Arizona Coyotes forward Clayton Keller played one season at BU under Quinn and found him to be a player’s coach, one who finds the right buttons to push to maximize talent. He credited the coach with a successful freshman season that saw him lead the Terriers in goals (21) and points (45).

Shattenkirk, who played for Quinn at BU and with the AHL’s Lake Erie Monsters, is a product of the impact Quinn can have on a player.

“I was always the skilled player who came in and in his mind will probably say didn’t want to work and didn’t want to defend,” said Shattenirk. “He did so much for me as a player in college and really turned me from a raw talent into a well-rounded player to be able to succeed at the next level… He was so driven in developing players and coaching players that it meant a lot to me.”

Asking around about Quinn and “good communicator” comes up often from those that have been around him.
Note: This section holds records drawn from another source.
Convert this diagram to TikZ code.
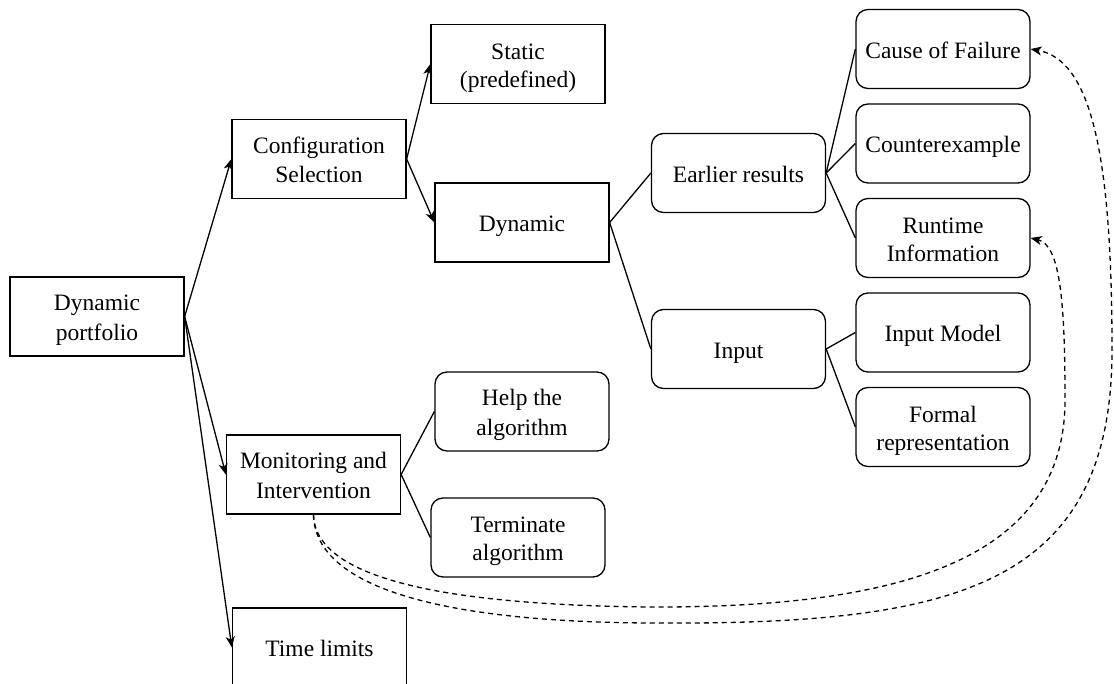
\documentclass[tikz,border=0pt]{standalone}
\usepackage{fontspec}
\setmainfont{Liberation Serif}
\usetikzlibrary{arrows.meta}
\newcommand{\linestrut}{\rule[-4.95pt]{0pt}{28.2pt}}
\newcommand{\onel}[1]{\linestrut#1\linestrut}
\newcommand{\twol}[2]{\linestrut#1\\#2\linestrut}
\begin{document}
\begin{tikzpicture}[x=1pt,y=-1pt,
  box/.style={draw, line width=1.3pt, minimum width=174pt, minimum height=79pt, inner xsep=2pt, inner ysep=0pt, align=center, font=\fontsize{23.5}{28.2}\selectfont},
  rbox/.style={box, rounded corners=12pt},
  arr/.style={line width=1.3pt, -{Stealth[length=11pt,width=9pt,inset=3pt]}},
  ln/.style={line width=1.3pt},
  dsh/.style={line width=1.3pt, dash pattern=on 5pt off 4pt, -{Stealth[length=11pt,width=9pt,inset=3pt]}}]
\useasboundingbox (0,0) rectangle (1114,684);
\node[box] (dp) at (97,316.5) {\twol{Dynamic}{portfolio}};
\node[box] (cfg) at (319,159) {\twol{Configuration}{Selection}};
\node[box] (stat) at (518,64) {\twol{Static}{(predefined)}};
\node[box] (dyn) at (522,222.5) {\onel{Dynamic}};
\node[rbox] (earl) at (738.5,173) {\onel{Earlier results}};
\node[rbox] (inp) at (738.5,349) {\onel{Input}};
\node[rbox] (cause) at (943,49) {\onel{Cause of Failure}};
\node[rbox] (counter) at (943,143.5) {\onel{Counterexample}};
\node[rbox] (runtime) at (943,238) {\twol{Runtime}{Information}};
\node[rbox] (imodel) at (943,332.5) {\onel{Input Model}};
\node[rbox] (formal) at (943,427) {\twol{Formal}{representation}};
\node[rbox] (help) at (522,411.5) {\twol{Help the}{algorithm}};
\node[rbox] (term) at (518,537.5) {\twol{Terminate}{algorithm}};
\node[box] (mon) at (313.5,474.5) {\twol{Monitoring and}{Intervention}};
\node[box] (time) at (319.5,647.5) {\onel{Time limits}};

\draw[arr] (dp.east) -- (cfg.west);
\draw[arr] (dp.east) -- (mon.west);
\draw[arr] (dp.east) -- (time.west);
\draw[arr] (cfg.east) -- (stat.west);
\draw[arr] (cfg.east) -- (dyn.west);
\draw[ln] (dyn.east) -- (earl.west);
\draw[ln] (dyn.east) -- (inp.west);
\draw[ln] (earl.east) -- (cause.west);
\draw[ln] (earl.east) -- (counter.west);
\draw[ln] (earl.east) -- (runtime.west);
\draw[ln] (inp.east) -- (imodel.west);
\draw[ln] (inp.east) -- (formal.west);
\draw[ln] (mon.east) -- (help.west);
\draw[ln] (mon.east) -- (term.west);

\draw[dsh] (mon.south) .. controls (315,580) and (450,605) .. (650,607)
  .. controls (900,608) and (1065,560) .. (1065,400)
  .. controls (1065,300) and (1060,245) .. (runtime.east);
\draw[dsh] (mon.south) .. controls (315,590) and (450,622) .. (650,623)
  .. controls (950,625) and (1112,590) .. (1112,350)
  .. controls (1112,150) and (1090,60) .. (cause.east);
\end{tikzpicture}
\end{document}
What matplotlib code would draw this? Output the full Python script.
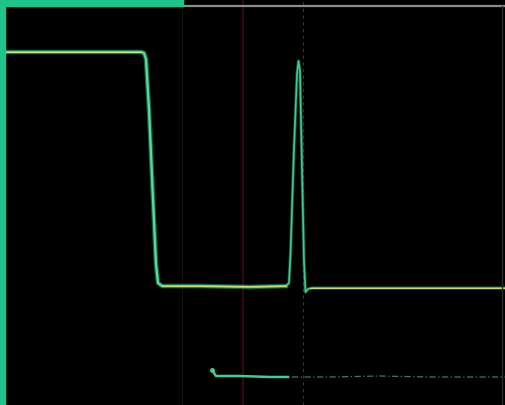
import numpy as np
import matplotlib.pyplot as plt

# screen readings (x = horizontal screen position, y = vertical, pixels from top)
square_x = [6, 60, 120, 141, 144, 146, 149, 153, 156, 158, 162, 200, 250, 286]
square_y = [53, 53, 53, 53, 54, 60, 110, 200, 265, 284, 287, 287, 288, 287]

pulse_x = [286, 289, 290.5, 294, 297, 298.5, 300, 302, 304, 305.5, 308, 312, 350, 420, 505]
pulse_y = [287, 284, 255, 150, 75, 62, 72, 170, 262, 293, 290, 289, 289, 289, 289]

low_x = [212, 216, 240, 270, 288]
low_y = [371, 377, 377, 378, 378]
low_dim_x = [292, 330, 380, 430, 470, 505]
low_dim_y = [378, 378, 377, 378, 378, 378]

fig = plt.figure(figsize=(5.05, 4.06), dpi=100, facecolor="black")
ax = fig.add_axes([0, 0, 1, 1])
ax.set_facecolor("#030304")
ax.set_xlim(0, 505)
ax.set_ylim(406, 0)
ax.axis("off")

# bezel edges
ax.axvspan(0, 5, color="#1ec48a", zorder=5)
ax.fill_between([0, 183], 0, 6.5, color="#1ec48a", zorder=5)
ax.plot([183, 505], [7, 7], color="#8a8e8c", lw=1.6, zorder=4)
ax.plot([502, 502], [7, 406], color="#2a2c2c", lw=1, zorder=4)

# graticule remnants
ax.axvline(243, color="#3a0c14", lw=1.2, zorder=1)
ax.axvline(303, color="#4a2a34", lw=0.8, ls=(0, (3, 3)), zorder=1)
ax.axvline(182, color="#101212", lw=0.8, zorder=1)

# traces: glow then core
ax.plot(square_x, square_y, color="#1b9a6a", lw=3.4, alpha=0.6, zorder=2)
ax.plot(square_x, square_y, color="#5ad89a", lw=1.7, zorder=3)
ax.plot(pulse_x, pulse_y, color="#1b9a6a", lw=2.4, alpha=0.5, zorder=2)
ax.plot(pulse_x, pulse_y, color="#44c890", lw=1.2, zorder=3)
ax.plot(square_x[:4], square_y[:4], color="#c8e890", lw=0.7, zorder=3)
ax.plot([162, 286], [287, 287], color="#c8dc70", lw=0.8, zorder=3)
ax.plot([310, 505], [289, 289], color="#c8dc70", lw=0.8, zorder=3)

ax.plot(low_x, low_y, color="#3ccf96", lw=1.8, zorder=3)
ax.plot(low_dim_x, low_dim_y, color="#3f7a64", lw=0.9, ls=(0, (5, 2, 1, 2)), zorder=3)
ax.plot([212], [371], "o", color="#3ccf96", ms=2.5, zorder=3)

fig.savefig("out.png", dpi=100, facecolor="black")
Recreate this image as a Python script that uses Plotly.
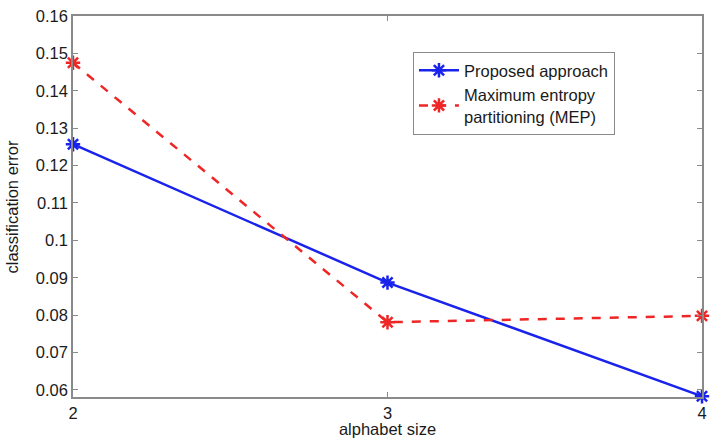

Kreider described his initial talks with his new coach as “kind of disarming” in regards to how approachable he is. This first season is going set a foundation for what the franchise is hoping are many successful years ahead.

Quinn takes over the Rangers in a transition year. Gorton’s eye is on the future, and no one will mistake them for Cup contenders this year. But they still have Henrik Lundqvist playing at an elite level and just under $19 million in cap space (before a potential rise in the cap ceiling) to play with next summer.

As soon as next season, if Quinn’s influence ends up being a positive one, a return to being a perennial playoff team is not out of the question. Reaching that point requires achieving small steps along the way — steps that can be taken this year with a new voice behind the bench. The desire to get back to that point and prove the doubters wrong are what fuel this Rangers team.

“When people don’t expect you to do well it’s obviously a little chip on your shoulder,” said Hayes. “We still have Hank in net. He’s a Hall of Fame goalie… I think if you buy into the system and you work as hard as you can when you’re on the ice, it’s a pretty good way to create wins.”